For the two llm-jp models, the overall process was exactly the same. The main things that changed were:

the model repository
the target model name
the conversation template

I used:

llm-jp-3-440m-instruct3 with CONV_TEMPLATE="llm-jp"
llm-jp-3.1-1.8b-instruct4 with CONV_TEMPLATE="llm-jp"

In practice, that meant replacing only a few environment variables before re-running the same sequence of commands.

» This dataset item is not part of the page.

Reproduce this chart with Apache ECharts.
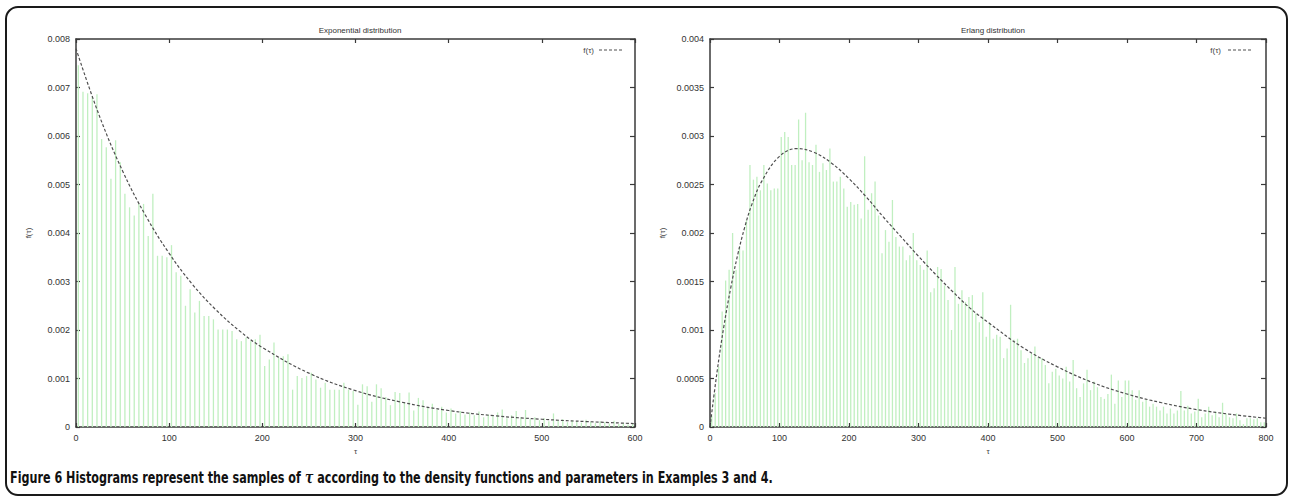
<!DOCTYPE html>
<html>
<head>
<meta charset="utf-8">
<script src="https://cdn.jsdelivr.net/npm/echarts@6/dist/echarts.min.js"></script>
<style>
html,body{margin:0;padding:0;background:#fff;}
#chart{width:1290px;height:499px;}
</style>
</head>
<body>
<div id="chart"></div>
<script>
// ---------- DATA ----------
const binWidth = 5;
// Exponential distribution histogram (bins of width 5 from 0 to 600)
const expHist = [
 0.00746,0.00691,0.00688,0.00681,0.00686,0.00594,0.00577,0.00512,0.00591,0.00546,
 0.00481,0.00453,0.00436,0.00460,0.00460,0.00394,0.00481,0.00353,0.00353,0.00350,
 0.00375,0.00319,0.00312,0.00250,0.00284,0.00236,0.00260,0.00229,0.00229,0.00222,
 0.00201,0.00201,0.00201,0.00198,0.00181,0.00177,0.00184,0.00177,0.00181,0.00190,
 0.00126,0.00139,0.00174,0.00143,0.00146,0.00150,0.00077,0.00105,0.00101,0.00105,
 0.00112,0.00098,0.00081,0.00091,0.00077,0.00077,0.00077,0.00091,0.00077,0.00074,
 0.00046,0.00088,0.00084,0.00052,0.00088,0.00080,0.00062,0.00045,0.00072,0.00070,
 0.00050,0.00071,0.00034,0.00060,0.00055,0.00040,0.00048,0.00036,0.00042,0.00030,
 0.00038,0.00028,0.00033,0.00026,0.00030,0.00024,0.00032,0.00020,0.00026,0.00022,
 0.00030,0.00036,0.00018,0.00024,0.00033,0.00020,0.00035,0.00016,0.00020,0.00014,
 0.00018,0.00012,0.00028,0.00013,0.00016,0.00010,0.00014,0.00012,0.00009,0.00015,
 0.00011,0.00008,0.00012,0.00010,0.00007,0.00013,0.00006,0.00008,0.00005,0.00006
];
// Erlang distribution histogram (bins of width 5 from 0 to 800)
const erlHist = [
 0.00012,0.00035,0.00062,0.00119,0.00151,0.00162,0.00200,0.00162,0.00186,0.00182,
 0.00213,0.00270,0.00255,0.00258,0.00244,0.00270,0.00251,0.00244,0.00246,0.00246,
 0.00299,0.00304,0.00299,0.00270,0.00270,0.00317,0.00275,0.00324,0.00273,0.00270,
 0.00291,0.00263,0.00272,0.00265,0.00287,0.00253,0.00253,0.00258,0.00246,0.00227,
 0.00232,0.00229,0.00230,0.00215,0.00279,0.00224,0.00241,0.00253,0.00218,0.00179,
 0.00203,0.00191,0.00234,0.00196,0.00186,0.00186,0.00172,0.00177,0.00200,0.00172,
 0.00167,0.00162,0.00182,0.00139,0.00143,0.00165,0.00163,0.00146,0.00131,0.00100,
 0.00165,0.00127,0.00141,0.00129,0.00134,0.00136,0.00117,0.00108,0.00139,0.00093,
 0.00107,0.00091,0.00095,0.00093,0.00071,0.00081,0.00126,0.00090,0.00091,0.00079,
 0.00066,0.00071,0.00076,0.00083,0.00072,0.00071,0.00064,0.00045,0.00057,0.00060,
 0.00053,0.00050,0.00062,0.00047,0.00069,0.00040,0.00031,0.00045,0.00059,0.00038,
 0.00047,0.00041,0.00031,0.00029,0.00034,0.00054,0.00024,0.00048,0.00031,0.00048,
 0.00048,0.00038,0.00028,0.00038,0.00026,0.00028,0.00021,0.00024,0.00021,0.00017,
 0.00021,0.00014,0.00019,0.00014,0.00017,0.00037,0.00017,0.00022,0.00014,0.00016,
 0.00029,0.00010,0.00014,0.00021,0.00012,0.00016,0.00010,0.00025,0.00014,0.00010,
 0.00009,0.00014,0.00007,0.00003,0.00009,0.00009,0.00008,0.00009,0.00005,0.00005
];
// density curves f(tau)
const expCurveX = [0,25,50,75,100,125,150,175,200,250,300,350,400,450,500,550,600];
const expCurveY = [0.00780,0.00642,0.00528,0.00435,0.00358,0.00294,0.00242,0.00199,0.00164,0.00111,0.00075,0.00051,0.00034,0.00023,0.00016,0.00011,0.00007];
const erlCurveX = [0,10,20,30,40,50,60,75,100,125,150,175,200,225,250,275,300,325,350,375,400,450,500,550,600,650,700,750,800];
const erlCurveY = [0,0.00056,0.00104,0.00144,0.00178,0.00206,0.00229,0.00254,0.00279,0.00287,0.00283,0.00272,0.00256,0.00237,0.00216,0.00196,0.00176,0.00157,0.00139,0.00122,0.00108,0.00082,0.00062,0.00046,0.00034,0.00025,0.00018,0.00013,0.00009];
const titles = ['Exponential distribution', 'Erlang distribution'];
const seriesName = 'f(\u03c4)';
const xName = '\u03c4';
const caption = ['Figure 6', ' Histograms represent the samples of ', '\u03c4', ' according to the density functions and parameters in Examples 3 and 4.'];

// ---------- CHART ----------
const chart = echarts.init(document.getElementById('chart'), null, {renderer: 'svg'});
const FONT = 'Liberation Sans';
const axisColor = '#3a3a3a';
const barColor = '#c0efc0';
const curveColor = '#4f4f4f';

function histPairs(arr) { return arr.map((v, i) => [i * binWidth + binWidth / 2, v]); }
function curvePairs(xs, ys) { return xs.map((x, i) => [x, ys[i]]); }

const grids = [
  {left: 76, right: 655, top: 39, bottom: 72},
  {left: 710, right: 24, top: 39, bottom: 72}
];
const xMax = [600, 800];
const yMax = [0.008, 0.004];
const yInt = [0.001, 0.0005];

const xAxes = [], yAxes = [];
[0, 1].forEach(g => {
  xAxes.push({
    type: 'value', gridIndex: g, min: 0, max: xMax[g], interval: 100, position: 'bottom',
    name: xName, nameLocation: 'middle', nameGap: 20,
    nameTextStyle: {fontFamily: FONT, fontSize: 8, color: '#444'},
    axisLine: {show: true, onZero: false, lineStyle: {color: axisColor, width: 1.5}},
    axisTick: {show: true, inside: true, length: 4, lineStyle: {color: axisColor, width: 1.2}},
    axisLabel: {fontFamily: FONT, fontSize: 9, color: '#333', margin: 6},
    splitLine: {show: false}
  });
  xAxes.push({
    type: 'value', gridIndex: g, min: 0, max: xMax[g], interval: 100, position: 'top',
    axisLine: {show: true, onZero: false, lineStyle: {color: axisColor, width: 1.5}},
    axisTick: {show: true, inside: true, length: 4, lineStyle: {color: axisColor, width: 1.2}},
    axisLabel: {show: false}, splitLine: {show: false}
  });
  yAxes.push({
    type: 'value', gridIndex: g, min: 0, max: yMax[g], interval: yInt[g], position: 'left',
    name: seriesName, nameLocation: 'middle', nameGap: 44, nameRotate: 90,
    nameTextStyle: {fontFamily: FONT, fontSize: 8, color: '#444'},
    axisLine: {show: true, onZero: false, lineStyle: {color: axisColor, width: 1.5}},
    axisTick: {show: true, inside: true, length: 4, lineStyle: {color: axisColor, width: 1.2}},
    axisLabel: {fontFamily: FONT, fontSize: 9, color: '#333', margin: 6},
    splitLine: {show: false}
  });
  yAxes.push({
    type: 'value', gridIndex: g, min: 0, max: yMax[g], interval: yInt[g], position: 'right',
    axisLine: {show: true, onZero: false, lineStyle: {color: axisColor, width: 1.5}},
    axisTick: {show: true, inside: true, length: 5, lineStyle: {color: axisColor, width: 1.2}},
    axisLabel: {show: false}, splitLine: {show: false}
  });
});

const series = [
  {type: 'bar', name: 'hist1', xAxisIndex: 0, yAxisIndex: 0, barWidth: 1.3,
   itemStyle: {color: barColor}, data: histPairs(expHist), silent: true},
  {type: 'line', name: seriesName, xAxisIndex: 0, yAxisIndex: 0, smooth: 0.4, symbol: 'none',
   itemStyle: {color: curveColor},
   lineStyle: {color: curveColor, width: 1.2, type: [3, 2]}, data: curvePairs(expCurveX, expCurveY), z: 5},
  {type: 'bar', name: 'hist2', xAxisIndex: 2, yAxisIndex: 2, barWidth: 1.3,
   itemStyle: {color: barColor}, data: histPairs(erlHist), silent: true},
  {type: 'line', name: seriesName, xAxisIndex: 2, yAxisIndex: 2, smooth: 0.4, symbol: 'none',
   itemStyle: {color: curveColor},
   lineStyle: {color: curveColor, width: 1.2, type: [3, 2]}, data: curvePairs(erlCurveX, erlCurveY), z: 5}
];

// caption width fit
const capPlain = caption.join('');
const mctx = document.createElement('canvas').getContext('2d');
const capFont = 'bold 16px "DejaVu Sans Condensed", "DejaVu Sans", sans-serif';
mctx.font = capFont;
const capW = mctx.measureText(capPlain).width;
const capScale = 762 / capW;

// legend key (gnuplot style: label then dashed sample) drawn with graphic elements
function legendKey(textRight, lineX1, lineX2, y) {
  return [
    {type: 'text', x: textRight, y: y, silent: true,
     style: {text: seriesName, font: '8px "Liberation Sans"', fill: '#444', align: 'right', verticalAlign: 'middle'}},
    {type: 'line', silent: true, shape: {x1: lineX1, y1: y, x2: lineX2, y2: y},
     style: {stroke: curveColor, lineWidth: 1.1, lineDash: [3, 2]}}
  ];
}

const option = {
  animation: false,
  backgroundColor: '#fff',
  title: [
    {text: titles[0], left: 355, top: 21, textAlign: 'center',
     textStyle: {fontFamily: FONT, fontSize: 8, fontWeight: 'normal', color: '#333'}},
    {text: titles[1], left: 988, top: 21, textAlign: 'center',
     textStyle: {fontFamily: FONT, fontSize: 8, fontWeight: 'normal', color: '#333'}}
  ],
  grid: grids,
  xAxis: xAxes,
  yAxis: yAxes,
  series: series,
  graphic: [
    {type: 'rect', silent: true, shape: {x: 6, y: 7, width: 1281, height: 488, r: 12},
     style: {fill: 'none', stroke: '#1a1a1a', lineWidth: 2}},
    ...legendKey(594, 599, 624, 50),
    ...legendKey(1221, 1228, 1253, 50),
    {type: 'text', x: 10, y: 477, scaleX: capScale, scaleY: 1,
     style: {
       text: '{b|' + caption[0] + '}' + caption[1] + '{i|' + caption[2] + '}' + caption[3],
       font: capFont, fill: '#111', verticalAlign: 'middle',
       rich: {
         b: {font: 'bold 16px "DejaVu Sans Condensed", "DejaVu Sans", sans-serif', fill: '#111'},
         i: {font: 'italic bold 16px "DejaVu Serif", serif', fill: '#111'}
       }
     }}
  ]
};
chart.setOption(option);
</script>
</body>
</html>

A simplified pattern for the llm-jp models looked like this:

export MODEL_REPO="<llm-jp model repo>"
export TARGET_MODEL_NAME="llm-jp-3-440m-instruct3"
export QUANTIZATION_TYPE="q4f16_1"
export CONV_TEMPLATE="llm-jp"

or:

export MODEL_REPO="<llm-jp model repo>"
export TARGET_MODEL_NAME="llm-jp-3.1-1.8b-instruct4"
export QUANTIZATION_TYPE="q4f16_1"
export CONV_TEMPLATE="llm-jp"

Then I ran the same uvx hf download, mlc_llm convert_weight, mlc_llm gen_config, mlc_llm compile, and mlc_llm chat commands.

For the llm-jp models, I tried this prompt:

自然言語処理とは何か

That gave me a quick sanity check for Japanese instruction-following behavior.

A few points that mattered in practice

A few details were easy to miss but important:

Use the correct conversation template

This was the main model-specific setting in my workflow.

For my tests:

Qwen3-0.6B used qwen2
both llm-jp models used llm-jp

Compile for the device you plan to run on

On this desktop machine, I compiled with:

--device cuda

and then ran with:

--device "cuda:0"

That matched the target hardware, which in this case was the RTX 4090.

Final thoughts

This post was a continuation of my earlier article. Once that build environment was ready, compiling and running actual models turned out to be fairly structured:

download the model
convert the weights
generate the config
compile the library
run the model

On my RTX 4090 desktop, this workflow worked for:

Qwen3-0.6B
llm-jp-3-440m-instruct3
llm-jp-3.1-1.8b-instruct4

The core process stayed the same across models. That consistency is one of the things I like about using MLC-LLM for local model execution: once the toolchain is in place, the path from model download to local chat is relatively straightforward.